━━━━━ Recorded information

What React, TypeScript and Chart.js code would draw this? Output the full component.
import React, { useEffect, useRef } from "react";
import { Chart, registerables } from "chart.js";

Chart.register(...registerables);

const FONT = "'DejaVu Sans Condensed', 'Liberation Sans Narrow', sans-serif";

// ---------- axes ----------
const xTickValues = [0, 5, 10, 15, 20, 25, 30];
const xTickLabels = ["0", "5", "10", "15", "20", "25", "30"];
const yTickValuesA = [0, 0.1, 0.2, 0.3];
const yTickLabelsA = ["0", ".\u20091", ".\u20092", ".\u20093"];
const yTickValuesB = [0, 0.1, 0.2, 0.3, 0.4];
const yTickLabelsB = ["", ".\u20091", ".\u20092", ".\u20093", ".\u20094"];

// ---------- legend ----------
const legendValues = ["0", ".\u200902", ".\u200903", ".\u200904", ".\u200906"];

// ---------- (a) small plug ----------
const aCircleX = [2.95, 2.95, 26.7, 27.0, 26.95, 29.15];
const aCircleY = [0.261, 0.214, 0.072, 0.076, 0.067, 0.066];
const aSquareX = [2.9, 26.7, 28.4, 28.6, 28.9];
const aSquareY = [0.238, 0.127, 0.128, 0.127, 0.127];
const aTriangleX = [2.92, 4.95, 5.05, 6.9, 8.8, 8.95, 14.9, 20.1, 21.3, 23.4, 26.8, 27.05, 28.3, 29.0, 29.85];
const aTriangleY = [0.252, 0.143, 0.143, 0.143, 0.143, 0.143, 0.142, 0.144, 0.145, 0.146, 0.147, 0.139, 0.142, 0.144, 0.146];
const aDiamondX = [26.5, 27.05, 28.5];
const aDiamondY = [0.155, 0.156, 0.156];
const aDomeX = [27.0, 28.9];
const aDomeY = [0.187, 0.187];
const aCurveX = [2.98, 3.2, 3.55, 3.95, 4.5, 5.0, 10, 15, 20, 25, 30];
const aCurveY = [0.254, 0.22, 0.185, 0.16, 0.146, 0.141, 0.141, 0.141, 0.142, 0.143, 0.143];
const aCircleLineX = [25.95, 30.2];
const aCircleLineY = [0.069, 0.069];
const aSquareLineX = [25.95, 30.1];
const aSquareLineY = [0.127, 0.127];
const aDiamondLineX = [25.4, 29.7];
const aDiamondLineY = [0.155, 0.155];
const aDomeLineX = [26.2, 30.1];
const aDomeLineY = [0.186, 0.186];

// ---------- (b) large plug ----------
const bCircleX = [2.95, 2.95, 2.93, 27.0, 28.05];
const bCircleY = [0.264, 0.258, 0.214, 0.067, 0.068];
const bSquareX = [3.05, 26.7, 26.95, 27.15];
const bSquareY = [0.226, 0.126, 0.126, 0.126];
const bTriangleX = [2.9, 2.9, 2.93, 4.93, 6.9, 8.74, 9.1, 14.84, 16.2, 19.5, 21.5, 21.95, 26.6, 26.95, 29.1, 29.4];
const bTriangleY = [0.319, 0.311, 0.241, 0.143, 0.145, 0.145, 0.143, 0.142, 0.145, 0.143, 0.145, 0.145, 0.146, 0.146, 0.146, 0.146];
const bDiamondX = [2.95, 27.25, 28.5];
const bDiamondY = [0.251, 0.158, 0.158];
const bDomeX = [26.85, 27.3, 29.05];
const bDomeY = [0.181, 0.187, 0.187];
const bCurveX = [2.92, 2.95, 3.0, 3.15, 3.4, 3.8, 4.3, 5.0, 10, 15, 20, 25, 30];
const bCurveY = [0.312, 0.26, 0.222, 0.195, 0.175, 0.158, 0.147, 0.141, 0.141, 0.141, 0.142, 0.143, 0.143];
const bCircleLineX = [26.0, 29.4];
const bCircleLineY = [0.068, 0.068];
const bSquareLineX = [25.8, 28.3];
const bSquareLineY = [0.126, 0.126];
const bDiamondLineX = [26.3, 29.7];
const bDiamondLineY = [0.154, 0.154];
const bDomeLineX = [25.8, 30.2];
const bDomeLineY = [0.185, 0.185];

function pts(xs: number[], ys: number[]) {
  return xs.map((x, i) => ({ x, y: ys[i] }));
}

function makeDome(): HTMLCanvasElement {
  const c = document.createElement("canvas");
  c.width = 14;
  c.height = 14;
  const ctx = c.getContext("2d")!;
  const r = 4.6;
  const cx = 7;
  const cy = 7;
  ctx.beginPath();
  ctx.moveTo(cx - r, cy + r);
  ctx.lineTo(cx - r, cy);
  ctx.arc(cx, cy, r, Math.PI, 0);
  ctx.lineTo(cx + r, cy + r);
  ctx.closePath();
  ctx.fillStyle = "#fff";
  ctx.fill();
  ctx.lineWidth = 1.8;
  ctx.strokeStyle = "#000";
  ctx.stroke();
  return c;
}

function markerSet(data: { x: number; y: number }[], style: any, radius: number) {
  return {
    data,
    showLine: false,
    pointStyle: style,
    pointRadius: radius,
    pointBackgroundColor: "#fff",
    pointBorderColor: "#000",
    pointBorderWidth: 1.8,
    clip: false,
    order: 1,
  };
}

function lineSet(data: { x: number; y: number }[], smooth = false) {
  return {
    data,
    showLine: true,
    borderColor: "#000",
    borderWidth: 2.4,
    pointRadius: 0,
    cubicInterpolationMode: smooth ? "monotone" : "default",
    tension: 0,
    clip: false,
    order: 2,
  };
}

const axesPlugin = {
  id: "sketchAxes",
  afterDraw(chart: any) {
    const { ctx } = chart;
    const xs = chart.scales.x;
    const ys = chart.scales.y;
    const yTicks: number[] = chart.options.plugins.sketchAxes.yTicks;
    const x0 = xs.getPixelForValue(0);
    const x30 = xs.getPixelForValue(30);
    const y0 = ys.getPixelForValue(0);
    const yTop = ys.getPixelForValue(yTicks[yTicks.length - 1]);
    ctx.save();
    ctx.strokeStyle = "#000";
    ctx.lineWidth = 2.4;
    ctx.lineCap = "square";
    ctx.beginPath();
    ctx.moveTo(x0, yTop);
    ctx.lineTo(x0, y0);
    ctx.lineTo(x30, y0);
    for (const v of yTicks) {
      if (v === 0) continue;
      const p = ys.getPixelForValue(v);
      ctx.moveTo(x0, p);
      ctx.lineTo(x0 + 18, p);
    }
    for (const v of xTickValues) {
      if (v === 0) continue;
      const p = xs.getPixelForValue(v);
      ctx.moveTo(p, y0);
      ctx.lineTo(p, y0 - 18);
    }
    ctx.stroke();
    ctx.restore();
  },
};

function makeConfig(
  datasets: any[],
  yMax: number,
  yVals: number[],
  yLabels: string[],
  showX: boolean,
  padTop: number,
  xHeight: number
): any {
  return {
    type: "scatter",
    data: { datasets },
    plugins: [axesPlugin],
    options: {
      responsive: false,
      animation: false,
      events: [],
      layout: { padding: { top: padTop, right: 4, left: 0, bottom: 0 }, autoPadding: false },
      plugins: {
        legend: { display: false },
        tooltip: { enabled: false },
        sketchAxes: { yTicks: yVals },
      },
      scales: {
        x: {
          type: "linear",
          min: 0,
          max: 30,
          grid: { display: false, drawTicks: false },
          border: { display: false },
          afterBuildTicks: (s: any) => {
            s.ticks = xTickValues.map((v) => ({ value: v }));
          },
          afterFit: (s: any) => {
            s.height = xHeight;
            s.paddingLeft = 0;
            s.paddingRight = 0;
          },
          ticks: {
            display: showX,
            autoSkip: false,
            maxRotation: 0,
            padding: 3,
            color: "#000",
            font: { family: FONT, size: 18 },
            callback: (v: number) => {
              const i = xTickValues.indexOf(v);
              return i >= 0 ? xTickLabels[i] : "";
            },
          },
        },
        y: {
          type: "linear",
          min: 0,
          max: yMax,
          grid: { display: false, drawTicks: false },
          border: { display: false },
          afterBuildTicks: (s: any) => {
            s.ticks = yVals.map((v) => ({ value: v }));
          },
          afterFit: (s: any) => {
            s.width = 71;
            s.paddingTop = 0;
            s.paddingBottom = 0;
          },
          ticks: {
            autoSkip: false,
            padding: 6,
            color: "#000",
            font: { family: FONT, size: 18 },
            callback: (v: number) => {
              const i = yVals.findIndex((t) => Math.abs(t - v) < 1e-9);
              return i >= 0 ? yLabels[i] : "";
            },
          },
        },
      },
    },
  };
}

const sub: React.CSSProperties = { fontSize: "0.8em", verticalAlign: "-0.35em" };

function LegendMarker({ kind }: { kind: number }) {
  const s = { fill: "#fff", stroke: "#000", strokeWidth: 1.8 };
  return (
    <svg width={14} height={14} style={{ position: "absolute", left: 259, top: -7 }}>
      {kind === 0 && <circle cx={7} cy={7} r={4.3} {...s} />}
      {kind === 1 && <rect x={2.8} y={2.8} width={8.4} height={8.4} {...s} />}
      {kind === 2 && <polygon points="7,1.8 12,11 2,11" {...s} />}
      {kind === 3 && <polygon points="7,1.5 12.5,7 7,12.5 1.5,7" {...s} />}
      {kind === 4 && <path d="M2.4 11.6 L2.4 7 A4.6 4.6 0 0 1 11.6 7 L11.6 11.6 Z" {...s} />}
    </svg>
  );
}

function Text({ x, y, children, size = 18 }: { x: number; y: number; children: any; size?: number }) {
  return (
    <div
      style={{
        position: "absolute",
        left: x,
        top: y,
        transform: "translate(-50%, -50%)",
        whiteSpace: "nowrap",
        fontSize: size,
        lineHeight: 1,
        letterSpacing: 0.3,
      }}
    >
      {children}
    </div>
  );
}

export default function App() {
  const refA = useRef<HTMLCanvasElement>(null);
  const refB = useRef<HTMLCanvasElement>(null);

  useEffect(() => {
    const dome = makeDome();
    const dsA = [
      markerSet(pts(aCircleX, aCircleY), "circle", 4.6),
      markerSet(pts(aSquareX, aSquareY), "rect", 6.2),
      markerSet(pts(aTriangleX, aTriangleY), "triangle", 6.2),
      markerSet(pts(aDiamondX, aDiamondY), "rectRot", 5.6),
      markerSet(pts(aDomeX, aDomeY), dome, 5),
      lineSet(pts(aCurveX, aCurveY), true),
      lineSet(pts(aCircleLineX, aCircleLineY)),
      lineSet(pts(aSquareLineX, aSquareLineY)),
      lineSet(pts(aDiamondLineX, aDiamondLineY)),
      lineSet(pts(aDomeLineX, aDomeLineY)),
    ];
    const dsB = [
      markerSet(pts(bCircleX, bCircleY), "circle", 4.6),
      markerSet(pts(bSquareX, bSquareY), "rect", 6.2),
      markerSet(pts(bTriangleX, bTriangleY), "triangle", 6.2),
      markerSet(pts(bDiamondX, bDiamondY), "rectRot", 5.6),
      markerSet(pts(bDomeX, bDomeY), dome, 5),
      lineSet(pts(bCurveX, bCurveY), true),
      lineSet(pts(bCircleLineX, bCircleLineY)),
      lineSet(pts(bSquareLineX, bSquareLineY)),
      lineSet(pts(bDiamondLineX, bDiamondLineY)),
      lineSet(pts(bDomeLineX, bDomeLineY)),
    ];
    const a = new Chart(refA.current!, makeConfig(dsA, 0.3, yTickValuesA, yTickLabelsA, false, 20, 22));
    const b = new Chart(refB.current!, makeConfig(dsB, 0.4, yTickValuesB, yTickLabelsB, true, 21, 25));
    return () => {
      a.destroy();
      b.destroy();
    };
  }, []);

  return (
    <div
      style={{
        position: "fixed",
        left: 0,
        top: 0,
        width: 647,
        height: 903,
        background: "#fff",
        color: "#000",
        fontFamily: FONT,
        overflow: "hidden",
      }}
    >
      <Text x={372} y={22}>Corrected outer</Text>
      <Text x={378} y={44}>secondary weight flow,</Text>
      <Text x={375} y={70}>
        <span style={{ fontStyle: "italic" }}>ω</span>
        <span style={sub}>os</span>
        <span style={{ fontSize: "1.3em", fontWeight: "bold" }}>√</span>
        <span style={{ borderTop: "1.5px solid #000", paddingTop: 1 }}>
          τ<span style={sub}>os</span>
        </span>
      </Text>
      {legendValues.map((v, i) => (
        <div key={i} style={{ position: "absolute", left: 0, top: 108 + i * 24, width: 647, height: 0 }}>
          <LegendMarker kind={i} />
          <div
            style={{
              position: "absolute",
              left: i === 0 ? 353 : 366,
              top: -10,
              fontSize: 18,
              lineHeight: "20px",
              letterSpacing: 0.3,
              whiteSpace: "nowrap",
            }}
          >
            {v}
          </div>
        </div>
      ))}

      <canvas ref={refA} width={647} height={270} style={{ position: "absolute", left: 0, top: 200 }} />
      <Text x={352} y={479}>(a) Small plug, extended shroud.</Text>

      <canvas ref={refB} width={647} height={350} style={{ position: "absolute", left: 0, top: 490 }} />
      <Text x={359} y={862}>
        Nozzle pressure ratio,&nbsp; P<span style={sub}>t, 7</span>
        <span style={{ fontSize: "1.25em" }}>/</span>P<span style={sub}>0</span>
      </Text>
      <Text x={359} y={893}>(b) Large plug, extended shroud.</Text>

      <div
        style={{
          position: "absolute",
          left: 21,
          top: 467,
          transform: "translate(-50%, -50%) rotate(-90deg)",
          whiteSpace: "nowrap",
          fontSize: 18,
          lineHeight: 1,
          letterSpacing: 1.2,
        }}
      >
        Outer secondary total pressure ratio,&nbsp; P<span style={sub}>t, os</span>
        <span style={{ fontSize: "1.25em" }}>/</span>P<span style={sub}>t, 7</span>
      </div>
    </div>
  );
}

━━━━━━━━━━

**Written exercise**:
Write down again the exact lines running from the beginning of the data to the line containing "Chart.register(...registerables);", with both ends included.

**Full answer**:
What React, TypeScript and Chart.js code would draw this? Output the full component.
import React, { useEffect, useRef } from "react";
import { Chart, registerables } from "chart.js";

Chart.register(...registerables);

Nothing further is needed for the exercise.